Pakistan on Tuesday ruled out negotiations with New Delhi on Kashmir before the reversal of India’s 2019 move to revoke the occupied territory’s special status, even as a Delhi-hosted G20 meeting in Srinagar continued in an attempt to showcase Indian-held Kashmir as a tourist haven.
The firm declaration came during a briefing given by Foreign Secretary Dr Asad Majeed to the National Assembly’s committee on foreign affairs. At the National Assembly briefing, the foreign secretary said the decision by important countries like Saudi Arabia, China, Turkiye and Indonesia to stay away from the event in Srinagar vindicated Pakistan’s stance and showed that the world recognises the disputed status of the valley.
He made it clear that such summits can in no way legitimise the illegal and unilateral annexation of occupied territories.
Turning to Bilawal Bhutto-Zardari’s recent visit to India, Dr Majeed said the foreign minister’s participation in the SCO Council of Foreign Ministers meeting in Goa had “reaffirmed the relevance” of Shanghai Coperation Organisation (SCO) and the importance that Pakistan attaches to regional peace, security, economic prosperity and connectivity.
Dr Asad Majeed said that although member states do not bring up bilateral relations on SCO platform, the foreign minister made a veiled reference to India’s actions in held Kashmir in an attempt to counter the insinuations made by New Delhi’s delegates against Islamabad at the G20 meeting.
“The foreign minister was also successful in driving home Pakistan’s narrative on terrorism by highlighting the country’s successes in the fight against terrorism and the sacrifices made by the nation and its armed forces,” Dr Majeed said.
Referring to the current political dispensation in India, a Foreign Office official called for collective action to fight “fascism and historical revisionism that lead to violent ultra-nationalism as well as to ensure that racism and xenophobic ideologies have no place in today’s world”. It was highlighted that Pakistan’s case was never presented so forcefully on Indian soil since 2012.
Officials said the Kashmir dispute had legal and moral dimensions and that Pakistan had successfully explained the parallels between Kashmir and Ukraine in terms of applicability of international law.
Referring to a statement by the UN special rapporteur regarding violation of human rights in the occupied valley, the officials maintained that Pakistan had succeeded in altering perceptions of the internationally community regarding the Kashmir issue.
The committee, which met with Mohsin Dawar in the chair, recommended that Pakistan and India reinstate high commissioners in each other’s capital.
The chairman of the committee remarked that parliament has ceded space to unelected officials on policies pertaining to India and Afghanistan, stressing a greater role for representative institutions in foreign policy.
At the outset of the meeting, a member expressed her concern over statements made by a number of United States Congressmen declaring their support to a “political party in Pakistan that has resorted to mob violence”.

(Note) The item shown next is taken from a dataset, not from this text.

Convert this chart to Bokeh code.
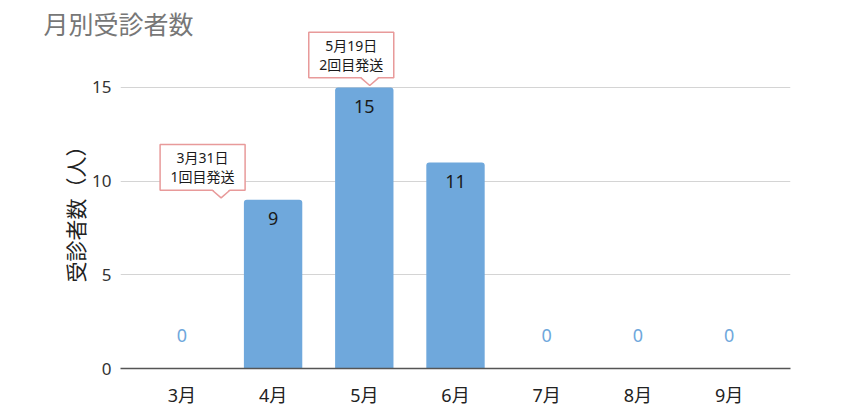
from bokeh.plotting import figure
from bokeh.models import ColumnDataSource, FixedTicker, Title, Range1d
from bokeh.core.properties import value
from bokeh.embed import file_html
from bokeh.resources import INLINE

# ---- data ----
months = ["3月", "4月", "5月", "6月", "7月", "8月", "9月"]
counts = [0, 9, 15, 11, 0, 0, 0]
y_ticks = [0, 5, 10, 15]
event_pos = [0.43, 2.06]          # position on the month axis
event_val = [9, 15]               # value the callout points at
event_date = ["3月31日", "5月19日"]
event_note = ["1回目発送", "2回目発送"]
title_text = "月別受診者数"
y_title = "受診者数（人）"

# ---- layout / style ----
FONT = "Noto Sans, Noto Sans CJK JP"
BAR = "#6fa8dc"
PINK = "#e89a9a"
W, H = 843, 418
BL, BR, BT, BB = 120, 53, 24, 50
X0, X1 = -0.673, 6.673
Y0, Y1 = 0.0, 18.36
PXX = (W - BL - BR) / (X1 - X0)
PXY = (H - BT - BB) / (Y1 - Y0)

p = figure(width=W, height=H, output_backend="svg", toolbar_location=None,
           x_range=Range1d(X0, X1), y_range=Range1d(Y0, Y1),
           min_border_left=BL, min_border_right=BR, min_border_top=BT, min_border_bottom=BB)
p.outline_line_color = None
p.xgrid.grid_line_color = None
p.ygrid.grid_line_color = "#d4d4d4"
p.ygrid.grid_line_width = 1.2
p.ygrid.ticker = FixedTicker(ticks=y_ticks)

# main title (kept in the top border)
p.title.text = title_text
p.title.align = "left"
p.title.offset = 43 - BL
p.title.vertical_align = "bottom"
p.title.standoff = -32
p.title.text_font = FONT
p.title.text_font_size = "25px"
p.title.text_font_style = "normal"
p.title.text_color = "#777777"

# y axis title
p.add_layout(Title(text=y_title, align="left", offset=86, vertical_align="bottom",
                   standoff=0, text_font=FONT, text_font_size="21px",
                   text_font_style="normal", text_color="#222222"), "left")

idx = list(range(len(months)))

# x axis
p.xaxis.ticker = FixedTicker(ticks=idx)
p.xaxis.major_label_overrides = {i: m for i, m in zip(idx, months)}
p.xaxis.axis_line_color = "#555555"
p.xaxis.axis_line_width = 1.5
p.xaxis.major_tick_line_color = None
p.xaxis.minor_tick_line_color = None
p.xaxis.major_label_standoff = 8
p.xaxis.major_label_text_font = FONT
p.xaxis.major_label_text_font_size = "18px"
p.xaxis.major_label_text_color = "#222222"

# y axis
p.yaxis.ticker = FixedTicker(ticks=y_ticks)
p.yaxis.axis_line_color = None
p.yaxis.major_tick_line_color = None
p.yaxis.minor_tick_line_color = None
p.yaxis.major_label_standoff = 3
p.yaxis.major_label_text_font = FONT
p.yaxis.major_label_text_font_size = "17px"
p.yaxis.major_label_text_color = "#333333"

# bars
bars = ColumnDataSource(dict(x=idx, top=counts))
p.vbar(x="x", top="top", width=0.64, source=bars, fill_color=BAR, line_color=None,
       border_radius=(3, 3, 0, 0))

# value labels
lab = ColumnDataSource(dict(
    x=idx, y=counts, text=[str(c) for c in counts],
    yo=[19 if c > 0 else -33 for c in counts],
    col=["#1a1a1a" if c > 0 else BAR for c in counts]))
p.text(x="x", y="y", text="text", y_offset="yo", text_color="col", source=lab,
       text_align="center", text_baseline="middle",
       text_font=value(FONT), text_font_size="18px")

# callouts
tip_y = [v + 2 / PXY for v in event_val]
bot = [t + 7.6 / PXY for t in tip_y]
top = [b + 45.7 / PXY for b in bot]
left = [x - 61 / PXX for x in event_pos]
right = [x + 24 / PXX for x in event_pos]
p.quad(left=left, right=right, bottom=bot, top=top, fill_color="white",
       line_color=PINK, line_width=1.5)
p.patches(xs=[[x - 8.8 / PXX, x + 8.8 / PXX, x] for x in event_pos],
          ys=[[b + 1.2 / PXY, b + 1.2 / PXY, t] for b, t in zip(bot, tip_y)],
          fill_color="white", line_color=None)
p.multi_line(xs=[[x - 8.8 / PXX, x, x + 8.8 / PXX] for x in event_pos],
             ys=[[b, t, b] for b, t in zip(bot, tip_y)],
             line_color=PINK, line_width=1.5)
p.text(x=[(l + r) / 2 for l, r in zip(left, right)],
       y=[(b + t) / 2 for b, t in zip(bot, top)],
       text=[d + "\n" + n for d, n in zip(event_date, event_note)],
       text_align="center", text_baseline="middle", text_line_height=1.0,
       text_font=value(FONT), text_font_size="14px", text_color="#1a1a1a")

open("out.html", "w").write(file_html(p, INLINE))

She said such support ran contrary to the spirit of democracy where the rule of law, rights of individuals and social justice prevail.
Meanwhile, the G20 meeting of tourism officials made a soft beginning in Srinagar on Tuesday with its Indian hosts reportedly roping in an actor from the award-winning song Natu Natu Natu from the movie RRR to regale guests with the complex footwork needed for the dance sequence.
Apart from actor Ram Charan teaching the guests the steps of the Academy award-winning number, the Indian government is promoting millet as a grain of choice, reports said.
Indian authorities hope the G20 event will prove the 2019 vivisection of Jammu and Kashmir had brought “peace and prosperity” to the region. The delegates will discuss topics such as green tourism and destination management. Side events on eco-tourism and role of films in promoting tourist destinations have also been scheduled.
“We have the making of a unique meeting,” India’s chief coordinator for the G20, Harshvardhan Shringla, told reporters before the meeting began.
He said the event would have the highest representation of foreign delegates in comparison to previous tourism meetings India held in the states of West Bengal and Gujarat earlier this year.
Kashmiris say that for the people of the region, the G20 meeting “would have meant something had there been a normal situation over here”.
“Now, normalcy does not mean normalcy of a graveyard where you have restrictions on media, restrictions on people and people languishing in jails,” Al Jazeera quoted a Kashmiri representative as saying.
“And at the same time you want to project to the world that everything is normal.”
The event is being skipped by China, Saudi Arabia and Turkiye. Egypt, invited as a guest, is also not attending the event.
“China firmly opposes holding any form of G20 meeting in disputed territory and will not attend such meetings,” foreign ministry spokesman Wang Wenbin told reporters last week.
Last week, UN Special Rapporteur on minority issues, Fernand de Varennes, said New Delhi was seeking to use the G20 meeting to “portray an international seal of approval” on a situation that “should be decried and condemned”. India rejected those comments.
Residents have chafed under the stepped-up security measures, hundreds have been detained in police stations and thousands, including shopkeepers, have received calls from officials warning them against any “signs of protest or trouble”.